Objectives: At the end of this lesson, students should be able to:
Correlation to Indiana Standards (for Fourth Grade Social Studies)
4.1.15 Using primary source and secondary source materials, generate questions, seek answers, and write brief comments about an event in Indiana history.
4.5.1 Identify ways that social groups influence individual behavior and responsibilities.
4.7.1 Ask thoughtful questions and respond orally to relevant questions with appropriate elaboration.
4.7.11 Make narrative (story) presentations that:
relate ideas, observations, or memories about an event or experience.
provide a context that allows the listener to imagine the circumstances of the event or experience.
provide insight into why the selected event or experience should be of interest to the audience.
4.7.13 Deliver oral summaries of articles and books that contain the main ideas of the event or article and the most significant details.
Historical and Methodological Context for the Lesson:
A solid introduction to the native cultures of the Indiana region (including location maps) and a discussion of the forced migration are provided by the Teacher Resource Guide of the Eiteljorg Museum of American Indians and Western Art (Indianapolis, IN: 2002). A PDF of a relevant portion of the Guide is included with this lesson.
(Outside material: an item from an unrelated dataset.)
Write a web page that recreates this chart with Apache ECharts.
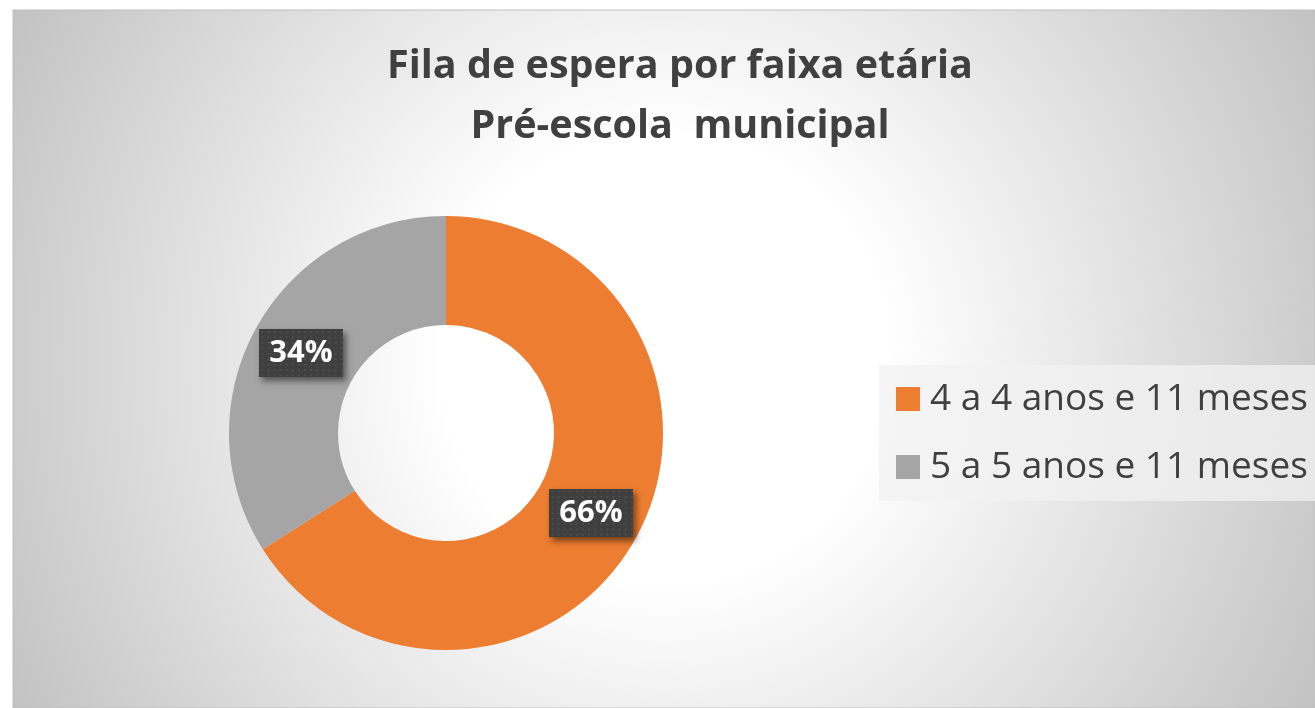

1. Before class period(s), use the excerpted portion of the Teacher Resource Guide to create a lecture/discussion about Native American cultures in Indiana and their forced removal. The specific content and scope of the lesson/discussion will vary with instructor needs and desires, but organizational topics might include:
a. the social structure and cultural activities of specific tribes
b. relationship with white culture: fur trade, treaties, forced migration
c. historical and contemporary thoughts on being a native American
1. A chart that briefly summarizes each of the peoples of the Indiana region
2. A map that notes the location of native American peoples in the Midwest prior to 1600
3. A map that notes tribal locations in the Midwest, circa 1795.
A. After learning about the various native cultures in the Indiana region, have students (individually or in small groups) choose one tribe and write two paragraphs that describe the tribe's society and their relationship with white culture. You may wish to have students read their summaries aloud to compare tribal cultures.
B. Focus students' attention on the forced migration of some of these tribes, discussing some of the economic and cultural reasons behind the forced movement. Using Removal Maps A and B (included as a PDF with this lesson), have students trace the path of migration of the mentioned tribes, making each path a different color.
C. Time permitting, you may also wish to have students write a paragraph or two describing what it might have been like to be forcibly removed from home.